It comes as no surprise that Minnesota ranks #1 in fishing license sales per capita nationwide. The land of over 10,000 lakes is home to some of the best sport fishing in the country; it is a billion dollar industry, attracting experts and novices alike. But, while most of us automatically think of our lakes full of bass, pike and the illusive walleye, it might surprise you to know that the trout streams of Southeastern Minnesota are among the best in the world.
Home to brown, brook and even rainbow trout, the Whitewater, Zumbro and Root river systems are ideal for these beautiful (and delicious!) fish. The spring-fed streams keep the waters cold in the summer and make it possible for the DNR to stock over 2 million young trout or fry, per year. Approximately 83,000 trout stamps are sold annually.

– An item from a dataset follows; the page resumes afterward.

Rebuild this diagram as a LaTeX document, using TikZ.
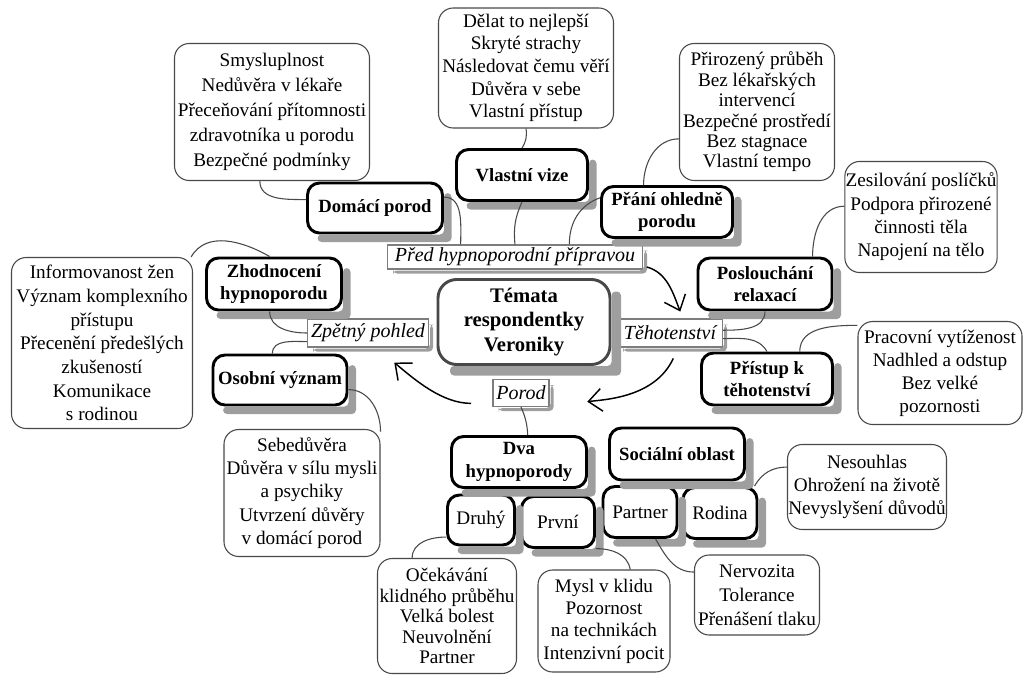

They are an add-on to our standard fishing licenses and cover the costs of maintaining and improving the populations and their habitat. In certain ideal stretches of the nearly 1,000 miles of trout stream in SE Minnesota, there can be as much as 300lbs of trout and the DNR, Trout Unlimited and other local groups are committed to continuing to improve banks and water quality to grow these populations.
I’m an avid angler, but my experience until a couple of years ago had largely been lake fishing and some river bass fishing—I wasn’t prepared for the simultaneous serenity and excitement of trout fishing. Finding the right pool, listening to the water flow by while casting over and over, and finally snagging one of the most beautiful fish I’ve ever caught, made me a convert. It also changed forever the lens through which I view the real and imminent threat that agricultural runoff poses to this unique and fragile ecosystem.
See, the fish don’t get a water treatment plant between them and the high levels of nitrates they consume. For them, the only filtration system is the natural one that grasses and native vegetation provide that were at the heart of Governor Dayton’s buffer proposal this legislative session. Recently, the Zumbro Watershed Partnership conducted a study of the entire Zumbro watershed and identified over 100 impaired sites, some critically. They then set about securing a large portion of the funding necessary to address these sites. But, without a firm mandate, they are still relying on voluntary compliance from farmers and landowners and that can be hard to come by. In the meantime, water quality continues to deteriorate and a treasured fish population and a major tourism economy is threatened in Southeastern Minnesota.
Research has shown that even minor improvements to prevent runoff and shoreline erosion have made a major difference in trout populations and the insects that sustain them. Maybe you are like I was until a couple years ago—unaware of how amazing this resource and species is. But, I hope our legislators will consider the great loss to future generations of anglers if they let this opportunity to protect our rivers and streams pass without action. I hope they will come back to the table and decide to support the trout, support the economy and support the buffers.